İnanmıyorsanız iki tur atın Makedonya’da, Arnavutluk’ta, Bulgaristan’da, Yunanistan’da… Kendinizi evinizde hissedeceksiniz. Yemeklerinden mimarisine çok şey tanıdık gelecek.
Osmanlı bugün sanıldığı gibi doğunun en batısında değil, batının en doğusundadır. Bunun detayları için Mehmet Ali Kılıçbay’ın “Biz Zaten Avrupalıyız” adındaki leziz kitabına başvurabilirsiniz.
Lakin kötü haberi de verelim. Osmanlı ve Türkiye zaten Avrupalı ama Batılı değil. Kılıçbay’dan aktaralım: “Osmanlı’nın Batı ile Doğu’nun kesişme alanında, ikisi tarafından da içerilmeyen bir alt-uygarlık alanı oluşturması ama bunun, Osmanlının Avrupa’nın Doğu’ya doğru bir uzantısı olmasının sonucu ortaya çıktığıdır. Benzeri bir kaderi Rusya yaşamıştır, yaşamaktadır. Tıpkı Türkiye’nin de bugün yaşamakta olduğu gibi.”
Son olarak… 208 yıllık hatadan dönmek, Avrupa’nın parçası olmak o kadar da zor değil. AKP’sinden Mesut Yılmaz’ına, Ecevit’ine ne kadar güzel yol aldılar dönem dönem. Sonra hemen şımardılar. Şımarmak memleketin kromozom yapısında var sanırım. Yeni değil Abdülmecid de böyleymiş. Ne bileyim Ecevit 1974’te birinci Kıbrıs harekatıyla bütün dünyada yaptığı primden gaza gelip ikinciye kalkışmasaydı belki oradaydık şimdi.
Avrupa’nın bütün sahtekar yüzüne karşın Türkiye kitabına uyarsa, değişirse AB’ye girebilir diye düşünüyorum.
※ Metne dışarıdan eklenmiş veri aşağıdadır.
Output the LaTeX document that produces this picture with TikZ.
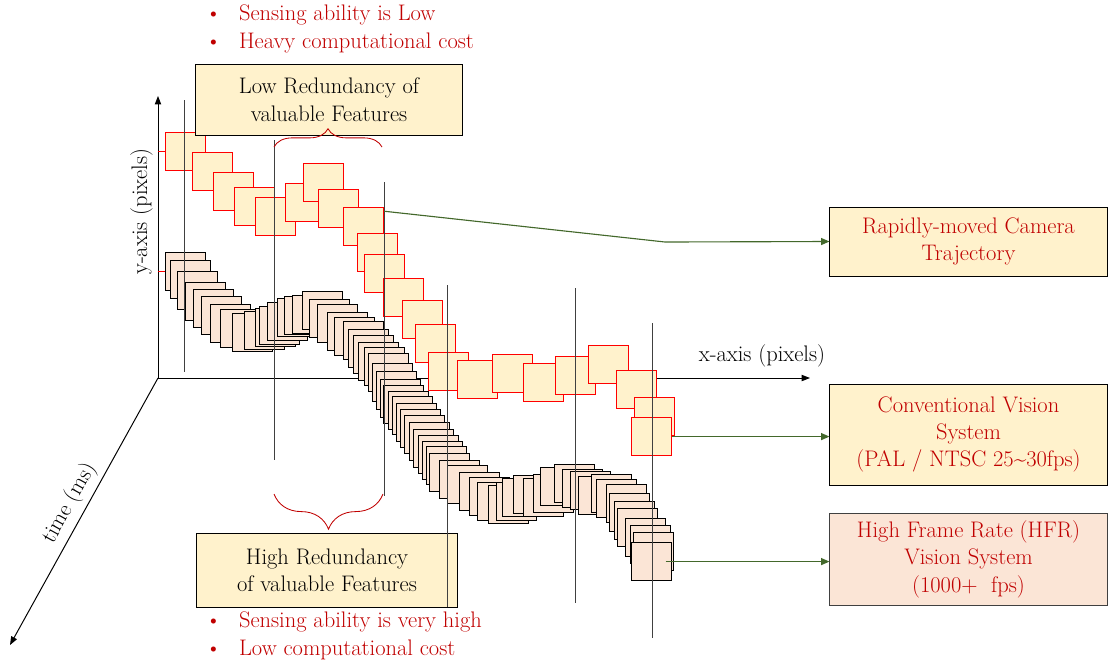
\documentclass[tikz,border=0pt]{standalone}
\usepackage{tikz}
\usetikzlibrary{arrows.meta,positioning,calc,decorations.pathreplacing}
\definecolor{hfrred}{HTML}{FF0000}
\definecolor{hfrtext}{HTML}{C00000}
\definecolor{hfryellow}{HTML}{FFF2CC}
\definecolor{hfrsalmon}{HTML}{FBE5D6}
\definecolor{hfrgreen}{HTML}{43682B}
\definecolor{hfrgray}{HTML}{404040}

\begin{document}
\begin{tikzpicture}[x=0.025cm, y=-0.025cm,
    conv/.style={draw=hfrred, fill=hfryellow, line width=0.8pt, minimum width=1cm, minimum height=0.95cm, inner sep=0pt, anchor=north west},
    hfr/.style={draw=black, fill=hfrsalmon, line width=0.8pt, minimum width=1cm, minimum height=0.95cm, inner sep=0pt, anchor=north west},
    note/.style={draw, fill=hfryellow, line width=0.7pt, font=\fontsize{16}{19.5}\selectfont, align=center, inner sep=1pt},
    axislabel/.style={font=\fontsize{16}{19.5}\selectfont},
    bullets/.style={text=hfrtext, font=\fontsize{16}{19.5}\selectfont, align=left, inner sep=0pt, anchor=west},
    axis/.style={-{Triangle[length=6pt,width=4.5pt]}, line width=0.7pt},
    link/.style={-{Triangle[length=6pt,width=5pt]}, line width=0.8pt, hfrgreen},
    guide/.style={hfrgray, line width=0.6pt},
    tail/.style={hfrred, line width=0.6pt},
    featbrace/.style={decorate, decoration={brace, amplitude=#1}, hfrtext, line width=0.6pt}
]
    \useasboundingbox (0,0) rectangle (1108,660);

    % Axes
    \coordinate (o) at (158,378);
    \coordinate (xend) at (810,378);
    \coordinate (yend) at (158,96);
    \coordinate (tend) at (10,645);
    \draw[axis] (o) -- (xend);
    \draw[axis] (o) -- node[sloped, above, pos=0.59, axislabel] (ylab) {y-axis (pixels)} (yend);
    \draw[axis] (o) -- node[sloped, above, pos=0.5, axislabel] (tlab) {time (ms)} (tend);
    \node[axislabel] (xlab) at (762,356) {x-axis (pixels)};

    % HFR frames
    \foreach \x/\y [count=\i] in {165/252, 170/260, 177/271, 185/282, 193/289, 201/296, 210/304, 220/309,
        232/313, 244/311, 255/308, 259/306, 267/302, 277/298, 284/296, 292/295, 302/291, 309/299,
        317/304, 327/312, 334/317, 343/321, 348/329, 353/335, 358/342, 364/347, 368/353, 372/363,
        376/371, 380/379, 383/385, 388/391, 392/396, 396/403, 400/409, 404/415, 409/422, 413/429,
        418/435, 422/441, 426/446, 429/453, 439/460, 447/465, 459/472, 469/477, 477/482, 488/485,
        496/482, 502/478, 513/475, 523/478, 533/474, 540/467, 554/464, 562/469, 570/471, 578/476,
        591/474, 596/479, 606/484, 609/493, 614/501, 617/508, 625/518, 630/525, 633/532, 631/542}
        \node[hfr] (h\i) at (\x,\y) {};

    % Conventional frames
    \foreach \x/\y [count=\i] in {165/132, 192/152, 213/172, 234/187, 255/197, 285/183, 303/163, 318/189,
        343/207, 357/233, 364/254, 383/278, 402/300, 415/324, 428/352, 457/360, 492/354, 523/363,
        555/356, 588/345, 616/370, 634/397, 631/417}
        \node[conv] (c\i) at (\x,\y) {};

    \draw[tail] (c1.west -| o) -- (c1.west);
    \draw[tail] (h1.west -| o) -- (h1.west);

    % Redundancy boxes
    \node[note, minimum width=6.65cm, minimum height=1.775cm] (lowbox) at (329,99.5) {Low Redundancy of\\valuable Features};
    \node[note, minimum width=6.5cm, minimum height=1.85cm] (highbox) at (327,570) {High Redundancy\\of valuable Features};

    % Sampling instants
    \foreach \x/\ya/\yb in {184/100/372, 274/140/460, 384/182/496, 447/285/607, 575/288/603, 652/323/638}
        \draw[guide] (\x,\ya) -- (\x,\yb);

    % Braces
    \draw[featbrace=13pt] (274,147) -- (382,147);
    \draw[featbrace=25pt] (383,494) -- (274,494);

    % Bullet notes
    \node[bullets] (lowpts) at (205,29) {\makebox[24pt][l]{\textbullet}Sensing ability is Low\\\makebox[24pt][l]{\textbullet}Heavy computational cost};
    \node[bullets] (highpts) at (205,636) {\makebox[24pt][l]{\textbullet}Sensing ability is very high\\\makebox[24pt][l]{\textbullet}Low computational cost};

    % System boxes
    \node[note, text=hfrtext, minimum width=6.925cm, minimum height=1.725cm] (traj) at (968.5,241.5) {Rapidly-moved Camera\\Trajectory};
    \node[note, text=hfrtext, minimum width=6.925cm, minimum height=2.525cm] (convsys) at (968.5,434.5) {Conventional Vision\\System\\(PAL / NTSC 25\textasciitilde30fps)};
    \node[note, text=hfrtext, fill=hfrsalmon, draw=hfrgray, minimum width=6.925cm, minimum height=2.3cm] (hfrsys) at (968.5,559) {High Frame Rate (HFR)\\Vision System\\(1000+\ \ fps)};

    % Connectors
    \coordinate (bend) at (665,242);
    \draw[link] ([yshift=-3pt]c9.north east) -- (bend) -- (traj.west);
    \draw[link] (c23.east) -- (c23.east -| convsys.west);
    \draw[link] ([xshift=10pt]h68.center) -- (h68.center -| hfrsys.west);
\end{tikzpicture}
\end{document}
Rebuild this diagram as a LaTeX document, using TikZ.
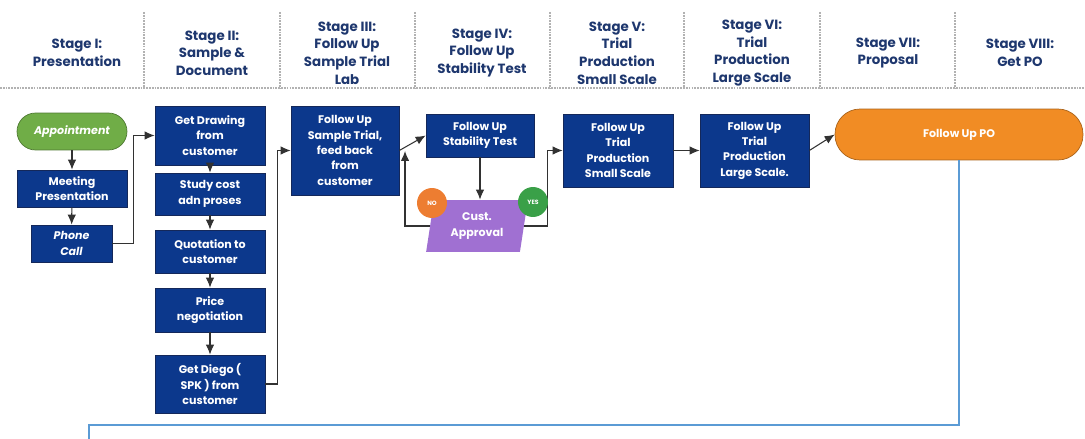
\documentclass[tikz,border=0pt]{standalone}
\usepackage{fontspec}
\setmainfont{Poppins}
\usepackage{xcolor}
\usepackage{tikz}
\usetikzlibrary{arrows.meta}
\usetikzlibrary{shapes.geometric}
\definecolor{navy}{RGB}{12,56,140}
\definecolor{navyline}{RGB}{20,40,90}
\definecolor{headblue}{RGB}{30,55,110}
\definecolor{apptgreen}{RGB}{112,173,71}
\definecolor{yesgreen}{RGB}{58,160,72}
\definecolor{noorange}{RGB}{237,125,49}
\definecolor{poorange}{RGB}{241,140,36}
\definecolor{apprpurple}{RGB}{160,112,210}
\definecolor{linegray}{RGB}{50,50,50}
\definecolor{backblue}{RGB}{91,155,213}
\newcommand{\headfont}{\bfseries\fontsize{7.6}{10}\selectfont}
\newcommand{\boxfont}{\bfseries\fontsize{6.3}{8.7}\selectfont}
\newcommand{\tinyfont}{\bfseries\fontsize{3.5}{4}\selectfont}
\tikzstyle{head} = [text=headblue, font=\headfont, align=center]
\tikzstyle{sep} = [draw=gray!60, line width=0.6pt, dash pattern=on 1pt off 0.6pt]
\tikzstyle{stepbox} = [draw=navyline, fill=navy, text=white, font=\boxfont,
	align=center, inner sep=1pt]
\tikzstyle{roundbox} = [draw=#1!70!black, fill=#1, text=white, font=\boxfont,
	align=center, inner sep=1pt]
\tikzstyle{dot} = [circle, fill=#1, text=white, font=\tinyfont,
	minimum size=0.6cm, inner sep=0pt]
\tikzstyle{arrow} = [-{Latex[length=2mm, width=1.7mm]}, line width=0.6pt, draw=linegray]

\begin{document}
\begin{tikzpicture}[x=0.02cm, y=-0.02cm]
	\useasboundingbox (0,0) rectangle (1085,439);
	
	% stage header
	\foreach \xs in {144,280,415,550,684,820,955}
		\draw[sep] (\xs,12) -- (\xs,88);
	\draw[sep, line width=1.4pt] (0,88) -- (1085,88);
	\node (h1)[head] at (77,53) {Stage I:\\Presentation};
	\node (h2)[head] at (212,53) {Stage II:\\Sample \&\\Document};
	\node (h3)[head] at (347,53) {Stage III:\\Follow Up\\Sample Trial\\Lab};
	\node (h4)[head] at (482,53) {Stage IV:\\Follow Up\\Stability Test};
	\node (h5)[head] at (617,53) {Stage V:\\Trial\\Production\\Small Scale};
	\node (h6)[head] at (752,53) {Stage VI:\\Trial\\Production\\Large Scale};
	\node (h7)[head] at (888,53) {Stage VII:\\Proposal};
	\node (h8)[head] at (1020,53) {Stage VIII:\\Get PO};
	
	% stage I
	\node (appt)[roundbox=apptgreen, rounded corners=0.37cm,
		minimum width=2.2cm, minimum height=0.74cm] at (72,131.5) {\itshape Appointment};
	\node (meet)[stepbox, minimum width=2.2cm, minimum height=0.74cm] at (72,188.5) {Meeting\\Presentation};
	\node (phone)[stepbox, minimum width=1.62cm, minimum height=0.74cm] at (71.5,243.5) {\itshape Phone\\\itshape Call};
	
	% stage II
	\node (draw)[stepbox, minimum width=2.2cm, minimum height=1.18cm] at (210,135.5) {Get Drawing\\from\\customer};
	\node (study)[stepbox, minimum width=2.2cm, minimum height=0.84cm] at (210,194) {Study cost\\adn proses};
	\node (quote)[stepbox, minimum width=2.2cm, minimum height=0.86cm] at (210,251.5) {Quotation to\\customer};
	\node (price)[stepbox, minimum width=2.2cm, minimum height=0.88cm] at (210,310) {Price\\negotiation};
	\node (diego)[stepbox, minimum width=2.2cm, minimum height=1.16cm] at (210,384) {Get Diego (\\SPK ) from\\customer};
	
	% stage III, IV
	\node (sample)[stepbox, minimum width=2.16cm, minimum height=1.78cm] at (345,150.5) {Follow Up\\Sample Trial,\\feed back\\from\\customer};
	\node (stab)[stepbox, minimum width=2.16cm, minimum height=0.86cm] at (480,135.5) {Follow Up\\Stability Test};
	\node (appr)[trapezium, trapezium left angle=80, trapezium right angle=100,
		trapezium stretches=true, fill=apprpurple, text=white, font=\boxfont, align=center,
		minimum width=2.04cm, minimum height=1.04cm, inner sep=1pt] at (477,226) {Cust.\\Approval};
	
	% stage V, VI, VIII
	\node (small)[stepbox, minimum width=2.2cm, minimum height=1.46cm] at (618,150.5) {Follow Up\\Trial\\Production\\Small Scale};
	\node (large)[stepbox, minimum width=2.18cm, minimum height=1.46cm] at (754.5,150.5) {Follow Up\\Trial\\Production\\Large Scale.};
	\node (po)[roundbox=poorange, rounded corners=0.5cm,
		minimum width=4.96cm, minimum height=1.02cm] at (959,134.5) {Follow Up PO};
	
	\draw [arrow] (appt) -- (meet);
	\draw [arrow] (meet) -- (phone);
	\draw [arrow] (phone.east) -- ++(21,0) |- (draw.west);
	\draw [arrow] (draw) -- (study);
	\draw [arrow] (study) -- (quote);
	\draw [arrow] (quote) -- (price);
	\draw [arrow] (price) -- (diego);
	\draw [arrow] (diego.east) -- ++(12,0) |- (sample.west);
	\draw [arrow] (sample.east) -- (stab.west);
	\draw [arrow] (stab.south) -- (stab.south |- appr.north);
	\coordinate (noup) at (405,151);
	\draw [arrow] (appr.west) -| (noup);
	\draw [arrow] (appr.east) -- ++(23,0) |- (small.west);
	\draw [arrow] (small) -- (large);
	\draw [arrow] (large.east) -- (po.west);
	\coordinate (back) at (89,425);
	\draw [backblue, line width=0.7pt] (po.south) |- (back) -- ++(0,14);
	
	\node (no)[dot=noorange] at (432,203) {NO};
	\node (yes)[dot=yesgreen] at (533,202) {YES};
\end{tikzpicture}
\end{document}
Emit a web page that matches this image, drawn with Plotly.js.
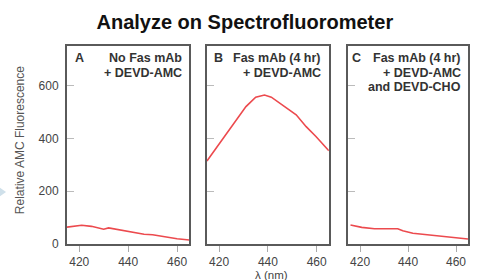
<!DOCTYPE html>
<html>
<head>
<meta charset="utf-8">
<script src="https://cdn.plot.ly/plotly-3.0.1.min.js"></script>
<style>html,body{margin:0;padding:0;background:#fff;}#chart{width:481px;height:280px;}</style>
</head>
<body>
<div id="chart"></div>
<script>
// Panel A: No Fas mAb + DEVD-AMC
const wavelengthA = [415, 418, 421, 425, 428, 430, 432, 435, 437, 441, 444, 446.5, 450, 453, 456, 460, 465];
const fluorA      = [64, 68, 71, 67, 62, 56, 61, 56, 53, 46, 40, 37, 35, 30, 25, 20, 15];
// Panel B: Fas mAb (4 hr) + DEVD-AMC
const wavelengthB = [415, 420, 425.7, 431, 435, 438.6, 441.4, 446, 451.6, 455.7, 459.8, 465];
const fluorB      = [315, 380, 452, 521, 557, 565, 557, 527, 490, 445, 407, 354];
// Panel C: Fas mAb (4 hr) + DEVD-AMC and DEVD-CHO
const wavelengthC = [416, 420.7, 426, 435.7, 437.8, 442, 448, 453.5, 465];
const fluorC      = [72, 63, 58, 58, 50, 41, 35, 30, 19];

const xTicks = [420, 440, 460];
const yTicks = [0, 200, 400, 600];
const panelLetters = ['A', 'B', 'C'];
const panelLabels = [
  ['No Fas mAb', '+ DEVD-AMC'],
  ['Fas mAb (4 hr)', '+ DEVD-AMC'],
  ['Fas mAb (4 hr)', '+ DEVD-AMC', 'and DEVD-CHO']
];

const lineStyle = {color: '#ec4a4e', width: 1.6};
const traces = [
  {x: wavelengthA, y: fluorA, xaxis: 'x', yaxis: 'y', mode: 'lines', line: lineStyle, hoverinfo: 'skip'},
  {x: wavelengthB, y: fluorB, xaxis: 'x2', yaxis: 'y2', mode: 'lines', line: lineStyle, hoverinfo: 'skip'},
  {x: wavelengthC, y: fluorC, xaxis: 'x3', yaxis: 'y3', mode: 'lines', line: lineStyle, hoverinfo: 'skip'}
];

const font = 'Liberation Sans, Arial, Helvetica, sans-serif';
const tickFont = {family: font, size: 12, color: '#444'};

function xaxis(domain, anchor) {
  return {
    domain: domain, anchor: anchor, range: [415, 465], tickvals: xTicks,
    showline: true, mirror: true, linecolor: '#5a5a5a', linewidth: 2,
    ticks: 'outside', ticklen: 6, tickcolor: '#aaa', tickwidth: 1,
    showgrid: false, zeroline: false, tickfont: tickFont, ticklabelstandoff: 0, fixedrange: true
  };
}
function yaxis(anchor, showLabels) {
  return {
    domain: [0, 1], anchor: anchor, range: [0, 751], tickvals: yTicks,
    showline: true, mirror: true, linecolor: '#5a5a5a', linewidth: 2,
    ticks: 'inside', ticklen: 7, tickcolor: '#bbb', tickwidth: 1,
    showgrid: false, zeroline: false, tickfont: tickFont,
    showticklabels: showLabels, ticklabelstandoff: 4, fixedrange: true
  };
}

const annotations = [];
const axRefs = [['x', 'y'], ['x2', 'y2'], ['x3', 'y3']];
const lineY = [0.938, 0.866, 0.793];
const letterX = [0.049, 0.045, 0.02];
axRefs.forEach((r, i) => {
  annotations.push({
    xref: r[0] + ' domain', yref: r[1] + ' domain', x: letterX[i], y: lineY[0],
    xanchor: 'left', yanchor: 'middle', showarrow: false, text: '<b>' + panelLetters[i] + '</b>',
    font: {family: font, size: 12.5, color: '#333'}
  });
  panelLabels[i].forEach((t, j) => {
    annotations.push({
      xref: r[0] + ' domain', yref: r[1] + ' domain', x: 0.955, y: lineY[j],
      xanchor: 'right', yanchor: 'middle', showarrow: false, text: '<b>' + t + '</b>',
      font: {family: font, size: 12.5, color: '#333'}
    });
  });
});
annotations.push({
  xref: 'paper', yref: 'paper', x: -0.117, y: 0.525, textangle: -90,
  xanchor: 'center', yanchor: 'middle', showarrow: false,
  text: 'Relative AMC Fluorescence', font: {family: font, size: 12, color: '#555'}
});
annotations.push({
  xref: 'paper', yref: 'paper', x: 0.509, y: -0.155,
  xanchor: 'center', yanchor: 'middle', showarrow: false,
  text: 'λ (nm)', font: {family: font, size: 11.5, color: '#444'}
});

const layout = {
  width: 481, height: 280,
  margin: {l: 67, r: 13, t: 46, b: 36},
  paper_bgcolor: '#fff', plot_bgcolor: '#fff',
  showlegend: false,
  title: {
    text: '<b>Analyze on Spectrofluorometer</b>',
    x: 0.509, xanchor: 'center', y: 0.923, yanchor: 'middle',
    font: {family: font, size: 20, color: '#111'}
  },
  xaxis: xaxis([0, 0.305], 'y'),
  xaxis2: xaxis([0.349, 0.653], 'y2'),
  xaxis3: xaxis([0.701, 1], 'y3'),
  yaxis: yaxis('x', true),
  yaxis2: yaxis('x2', false),
  yaxis3: yaxis('x3', false),
  annotations: annotations,
  shapes: [{
    type: 'path', xref: 'paper', yref: 'paper',
    path: 'M -0.17 0.288 L -0.152 0.263 L -0.17 0.237 Z',
    fillcolor: '#cfe0ea', line: {width: 0}
  }]
};

Plotly.newPlot('chart', traces, layout, {displayModeBar: false, staticPlot: true});
</script>
</body>
</html>
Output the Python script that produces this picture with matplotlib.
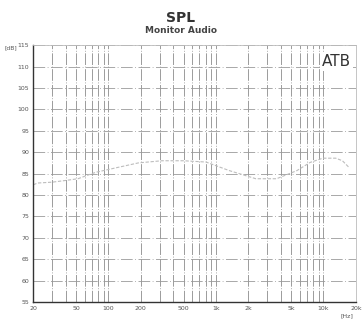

Beni telaşa sevk eden taşınırken ülkemizi yanımızda götürme alışkanlığımız. Onun için Türkiye değişirse kısmına çifte vurgu yapın.
“Arkadaş sen nerede yaşıyorsun, ne Avrupa’sı, hayal mi görüyorsun?” demeyin hemen. Her şey o kadar saçma ki muhakkak bir şeyler değişecek. Uzun vadede güzel olacak da vade kaç vakit onu bilemiyorum işte.